[Task details]
Take the lines beginning with the one that contains "Write the matplotlib code for this chart." and ending with the one that contains "ax2 = fig.add_axes([0.587, 0.386, 0.413, 0.5225])", and set them down exactly. Omit all pictures.

[Records shown]
◇ ◇ ◇ ◇ ◇

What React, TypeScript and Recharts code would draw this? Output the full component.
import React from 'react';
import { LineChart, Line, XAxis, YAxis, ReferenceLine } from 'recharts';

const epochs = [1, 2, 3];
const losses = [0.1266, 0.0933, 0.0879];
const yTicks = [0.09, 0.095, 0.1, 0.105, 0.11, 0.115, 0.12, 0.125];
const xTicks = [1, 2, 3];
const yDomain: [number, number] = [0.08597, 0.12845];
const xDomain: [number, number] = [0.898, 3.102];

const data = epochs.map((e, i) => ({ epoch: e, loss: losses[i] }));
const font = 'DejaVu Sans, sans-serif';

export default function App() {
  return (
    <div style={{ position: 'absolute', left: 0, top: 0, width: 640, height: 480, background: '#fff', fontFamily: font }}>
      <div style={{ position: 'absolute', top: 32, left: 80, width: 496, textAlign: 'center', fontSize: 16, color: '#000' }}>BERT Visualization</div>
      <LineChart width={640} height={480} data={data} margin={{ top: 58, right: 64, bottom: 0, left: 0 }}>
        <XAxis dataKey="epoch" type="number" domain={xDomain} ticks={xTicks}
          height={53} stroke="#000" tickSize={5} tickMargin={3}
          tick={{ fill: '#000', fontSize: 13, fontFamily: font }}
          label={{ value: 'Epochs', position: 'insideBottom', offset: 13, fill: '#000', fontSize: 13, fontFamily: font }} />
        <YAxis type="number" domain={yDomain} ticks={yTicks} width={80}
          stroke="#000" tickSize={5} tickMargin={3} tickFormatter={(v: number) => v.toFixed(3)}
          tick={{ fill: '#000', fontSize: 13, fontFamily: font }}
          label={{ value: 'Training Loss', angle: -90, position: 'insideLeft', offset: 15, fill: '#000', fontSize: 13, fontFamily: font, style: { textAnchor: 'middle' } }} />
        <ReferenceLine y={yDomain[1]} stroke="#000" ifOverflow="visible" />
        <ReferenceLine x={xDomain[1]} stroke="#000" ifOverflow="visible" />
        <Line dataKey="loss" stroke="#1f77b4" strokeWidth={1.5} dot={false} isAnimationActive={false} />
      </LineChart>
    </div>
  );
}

◇ ◇ ◇ ◇ ◇

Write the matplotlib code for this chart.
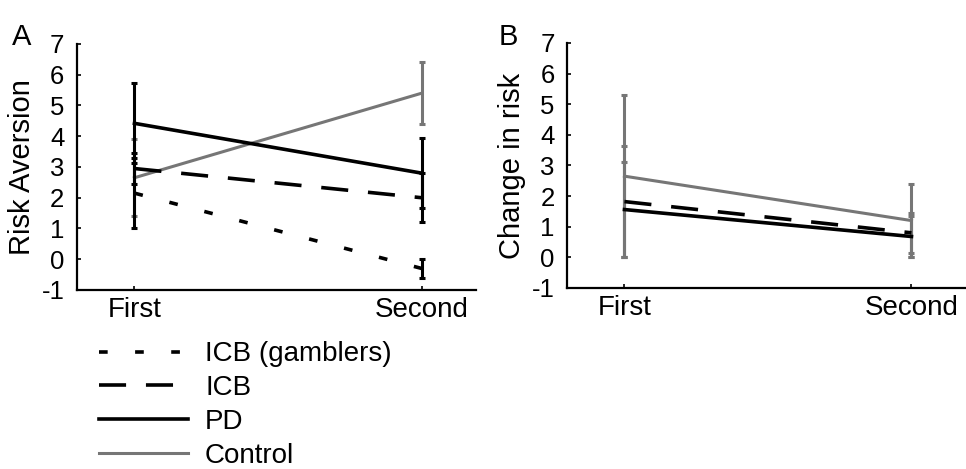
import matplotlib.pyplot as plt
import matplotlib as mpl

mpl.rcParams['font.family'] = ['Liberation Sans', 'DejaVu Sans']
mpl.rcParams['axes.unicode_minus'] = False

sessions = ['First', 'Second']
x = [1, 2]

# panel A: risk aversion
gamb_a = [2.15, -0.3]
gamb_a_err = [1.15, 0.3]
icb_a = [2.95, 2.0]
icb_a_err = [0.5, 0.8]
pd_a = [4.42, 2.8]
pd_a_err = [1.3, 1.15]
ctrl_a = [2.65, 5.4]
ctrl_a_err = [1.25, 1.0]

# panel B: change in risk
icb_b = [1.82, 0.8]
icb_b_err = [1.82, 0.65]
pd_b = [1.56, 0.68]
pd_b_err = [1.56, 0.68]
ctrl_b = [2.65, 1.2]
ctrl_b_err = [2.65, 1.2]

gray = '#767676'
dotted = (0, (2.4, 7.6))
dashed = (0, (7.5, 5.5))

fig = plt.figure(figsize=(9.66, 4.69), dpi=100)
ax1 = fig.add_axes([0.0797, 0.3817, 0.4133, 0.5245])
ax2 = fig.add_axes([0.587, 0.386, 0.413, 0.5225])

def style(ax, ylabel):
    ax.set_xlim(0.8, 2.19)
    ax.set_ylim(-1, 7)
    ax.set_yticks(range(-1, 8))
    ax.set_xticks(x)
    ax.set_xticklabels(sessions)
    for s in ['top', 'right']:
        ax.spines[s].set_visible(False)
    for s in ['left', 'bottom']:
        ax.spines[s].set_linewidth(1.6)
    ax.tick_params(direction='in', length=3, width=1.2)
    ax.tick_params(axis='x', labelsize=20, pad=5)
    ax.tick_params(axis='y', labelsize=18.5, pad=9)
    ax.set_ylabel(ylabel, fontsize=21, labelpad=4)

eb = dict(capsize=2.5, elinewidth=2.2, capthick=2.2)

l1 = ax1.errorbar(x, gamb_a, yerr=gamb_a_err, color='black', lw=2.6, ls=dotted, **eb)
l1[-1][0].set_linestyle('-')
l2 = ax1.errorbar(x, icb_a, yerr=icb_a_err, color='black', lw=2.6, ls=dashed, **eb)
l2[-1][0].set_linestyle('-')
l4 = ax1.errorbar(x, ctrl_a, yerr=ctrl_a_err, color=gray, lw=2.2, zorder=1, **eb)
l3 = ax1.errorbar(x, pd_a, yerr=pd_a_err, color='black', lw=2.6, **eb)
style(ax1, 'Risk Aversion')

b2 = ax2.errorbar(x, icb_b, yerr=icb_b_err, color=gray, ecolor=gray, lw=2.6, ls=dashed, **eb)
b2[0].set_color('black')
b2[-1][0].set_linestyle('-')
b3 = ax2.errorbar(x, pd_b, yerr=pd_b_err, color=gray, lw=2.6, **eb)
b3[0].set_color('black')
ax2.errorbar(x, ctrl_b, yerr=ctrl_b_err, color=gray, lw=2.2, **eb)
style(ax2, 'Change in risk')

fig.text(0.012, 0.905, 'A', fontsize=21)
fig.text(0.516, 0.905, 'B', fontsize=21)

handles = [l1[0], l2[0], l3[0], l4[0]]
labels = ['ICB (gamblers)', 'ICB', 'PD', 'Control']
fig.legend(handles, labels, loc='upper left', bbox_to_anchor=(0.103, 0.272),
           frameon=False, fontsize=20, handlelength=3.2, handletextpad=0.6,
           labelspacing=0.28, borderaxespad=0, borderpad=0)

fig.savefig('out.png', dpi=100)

◇ ◇ ◇ ◇ ◇

[Response]
Write the matplotlib code for this chart.
import matplotlib.pyplot as plt
import matplotlib as mpl

mpl.rcParams['font.family'] = ['Liberation Sans', 'DejaVu Sans']
mpl.rcParams['axes.unicode_minus'] = False

sessions = ['First', 'Second']
x = [1, 2]

# panel A: risk aversion
gamb_a = [2.15, -0.3]
gamb_a_err = [1.15, 0.3]
icb_a = [2.95, 2.0]
icb_a_err = [0.5, 0.8]
pd_a = [4.42, 2.8]
pd_a_err = [1.3, 1.15]
ctrl_a = [2.65, 5.4]
ctrl_a_err = [1.25, 1.0]

# panel B: change in risk
icb_b = [1.82, 0.8]
icb_b_err = [1.82, 0.65]
pd_b = [1.56, 0.68]
pd_b_err = [1.56, 0.68]
ctrl_b = [2.65, 1.2]
ctrl_b_err = [2.65, 1.2]

gray = '#767676'
dotted = (0, (2.4, 7.6))
dashed = (0, (7.5, 5.5))

fig = plt.figure(figsize=(9.66, 4.69), dpi=100)
ax1 = fig.add_axes([0.0797, 0.3817, 0.4133, 0.5245])
ax2 = fig.add_axes([0.587, 0.386, 0.413, 0.5225])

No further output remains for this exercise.